Biography

Academic Biography

Wilfrid (Will) Greaves is Associate Professor of International Relations at the University of Victoria, British Columbia, where his primary research focuses on climate change and security, Arctic geopolitics, and North American security and defence. He has written more than 30 refereed journal articles and book chapters and has three books: Canadian Ecopolitics (2025), Breaking Through: Understanding Sovereignty and Security in the Circumpolar Arctic (2021), and One Arctic: The Arctic Council and Circumpolar Governance (2017).

Dr. Greaves is Lead for Climate and Security with three federally-funded research networks: the North American and Arctic Defence and Security Network/Réseau sur la defense et la sécurité nord-américaines et arctiques (NAADSN/RDSNAA), the Canadian Defence and Security Network/Réseau canadien de défence et de sécurité (CDSN/RCDS), and the Réseau d’analyse stratégique/Network for Strategic Analysis (RAS/NSA). An award-winning scholar and educator, Professor Greaves holds a Ph.D. in Political Science from the University of Toronto.

 

Full Biography

I am an Associate Professor of International Relations in the Department of Political Science at the University of Victoria, British Columbia, which I joined in 2017. I received tenure in 2023. My research examines intersections between global security, environmental politics, and Canadian foreign policy with focuses on climate change, energy extraction, North American security and defence, and Indigenous peoples in North America and the circumpolar Arctic. I have published more than thirty refereed journal articles and edited book chapters in publications such as Canadian Journal of Political Science, Security Dialogue, International Journal, Polar Record, Canadian Military Journal, BC Studies: The British Columbian Quarterly, and The Arctic Yearbook. I am co-author of Canadian Ecopolitics (University of Toronto Press, 2025, with Rosalind Warner and Peter Stoett) and have co-edited two books on Arctic politics: Breaking Through: Understanding Sovereignty and Security in the Circumpolar Arctic (University of Toronto Press, 2021, with P. Whitney Lackenbauer) and One Arctic: The Arctic Council and Circumpolar Governance (Centre for Foreign Policy and Federalism, 2017, with P. Whitney Lackenbauer and Heather Nicol).

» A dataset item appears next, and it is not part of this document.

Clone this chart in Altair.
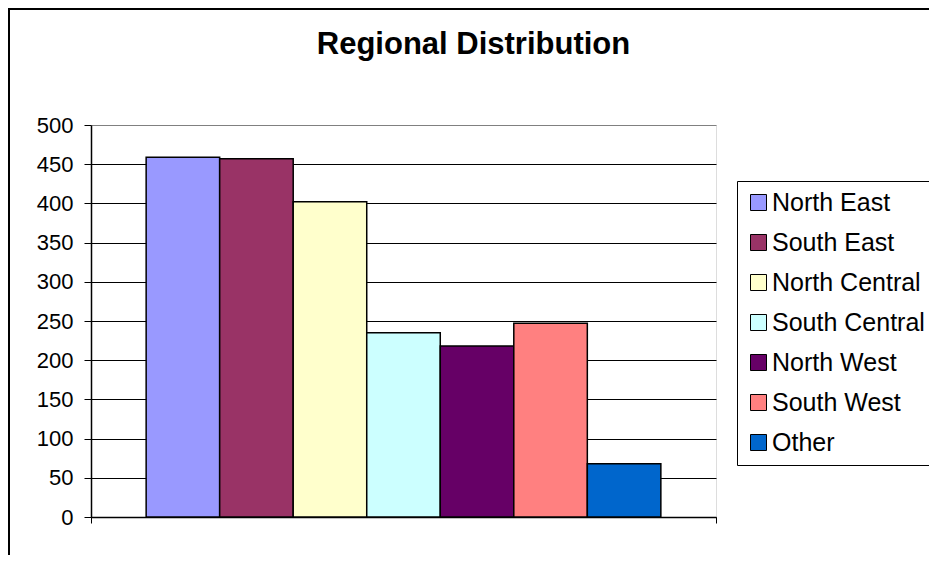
import altair as alt
import pandas as pd

regions = ["North East", "South East", "North Central", "South Central",
           "North West", "South West", "Other"]
values = [459, 457, 402, 235, 218, 247, 68]
colors = ["#9999FF", "#993366", "#FFFFCC", "#CCFFFF", "#660066", "#FF8080", "#0066CC"]
y_ticks = [0, 50, 100, 150, 200, 250, 300, 350, 400, 450, 500]

df = pd.DataFrame({"group": ["Regions"] * len(regions), "region": regions, "value": values})

FONT = "Liberation Sans"
W, H = 625, 392

border = alt.Chart(pd.DataFrame({"a": [0]})).mark_rect(
    filled=False, stroke="black", strokeWidth=2
).encode(
    x=alt.value(-82), x2=alt.value(W + 400),
    y=alt.value(-116), y2=alt.value(H + 200),
)

bars = alt.Chart(df).mark_bar(stroke="black", strokeWidth=1.5).encode(
    x=alt.X("group:N", title=None,
            scale=alt.Scale(paddingInner=0, paddingOuter=0),
            axis=alt.Axis(labels=False, tickBand="extent", tickSize=6,
                          tickColor="black", domainColor="black", domainWidth=1.5)),
    xOffset=alt.XOffset("region:N", sort=regions,
                        scale=alt.Scale(paddingInner=0, paddingOuter=0.75)),
    y=alt.Y("value:Q", title=None,
            scale=alt.Scale(domain=[0, 500], nice=False),
            axis=alt.Axis(values=y_ticks, tickSize=7, tickColor="black",
                          domainColor="black", domainWidth=1.5,
                          labelFont=FONT, labelFontSize=22, labelColor="black",
                          labelPadding=11, grid=True,
                          gridColor=alt.condition("datum.value == 500",
                                                  alt.value("#808080"), alt.value("black")),
                          gridWidth=1)),
    color=alt.Color("region:N", sort=regions,
                    scale=alt.Scale(domain=regions, range=colors),
                    legend=alt.Legend(title=None, orient="none", legendX=646, legendY=56,
                                      labelFont=FONT, labelFontSize=25, labelColor="black",
                                      symbolType="square", symbolSize=256,
                                      symbolStrokeColor="black", symbolStrokeWidth=1,
                                      labelOffset=1, rowPadding=14, padding=9,
                                      strokeColor="black", fillColor="white")),
)

chart = alt.layer(border, bars).properties(
    width=W, height=H,
    title=alt.TitleParams("Regional Distribution", font=FONT, fontSize=31,
                          fontWeight="bold", color="black", anchor="middle",
                          dx=70, offset=-53),
    padding={"left": 83, "top": 117, "right": 213, "bottom": 38},
    autosize=alt.AutoSizeParams(type="none"),
).configure_view(
    fill="#C0C0C0", stroke="#808080", strokeWidth=1.5
).configure(background="white")

chart.save("out.html", embed_options={"renderer": "svg", "actions": False})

I serve as Lead for Climate and Security with three federally-funded research networks: the North American and Arctic Defence and Security Network/Réseau sur la defense et la sécurité nord-américaines et arctiques (NAADSN/RDSNAA), the Canadian Defence and Security Network/Réseau canadien de défence et de sécurité (CDSN/RCDS), and the Réseau d’analyse stratégique/Network for Strategic Analysis (RAS/NSA). I am also a member of the NATO Research Task Group on Climate Change and Security and a founding executive member and inaugural Treasurer for the Climate Security Association of Canada/L’Association canadienne de la sécurité climatique (CSAC-ACSC). I was previously a Newport Arctic Security scholar at the U.S. Naval War College, Visiting Scholar at the Centre for Sámi Studies at UiT The Arctic University of Norway, and Lecturer at the Trudeau Centre for Peace, Conflict and Justice at the Munk School of Global Affairs. Finally, I serve on the editorial boards of two leading academic journals in my field: Security Dialogue and International Journal. My research has been supported by the Social Sciences and Humanities Research Council of Canada (SSHRC), Canadian Department of National Defence, Global Affairs Canada, the University of Victoria, the University of Toronto, and the Government of Ontario.

Sherry D. Greaves, my mother, with Prime Minister Stephen Harper at the Canadian Embassy in Kyiv, Ukraine in October 2010.

The son and grandson of diplomats in the Canadian foreign service, I was born in Ottawa and raised there and overseas in Latin America and the Caribbean. Fascinated by international history and politics from a young age, I completed a Bachelor of Arts (Honours) in Political Studies and International Studies at Bishop’s University (2006) and Master of Arts in Political Science at the University of Calgary (2009), before completing a Doctorate of Philosophy in Political Science with specialization in International Relations and Canadian Politics at the University of Toronto (2016). My doctoral committee included Professors Matthew Hoffmann, Steven Bernstein, Rauna Kuokkanen, Graham White, and Simon Dalby. I have worked and travelled widely across the Americas, Europe, and the circumpolar Arctic, and have organized and led field schools for undergraduate, college, and high school students on environmental and development issues in Peru, the Northwest Territories, and Thailand. I received the University of Victoria’s Social Sciences Early Career Teaching Excellence Award in 2022 and Early Career Research Excellence Award in 2023.

I live with my wife and daughter in a quiet beach village on southern Vancouver Island, on the traditional territories of the Lekwungen-speaking peoples. Active in my community, I serve as secretary of my strata council, as a member of the Capital Regional District (CRD) Arts Advisory Council, and as a member of the Victoria EDA for the Liberal Party of Canada. In my spare time, I like to bike, cook, sauna, and walk my dog in the woods.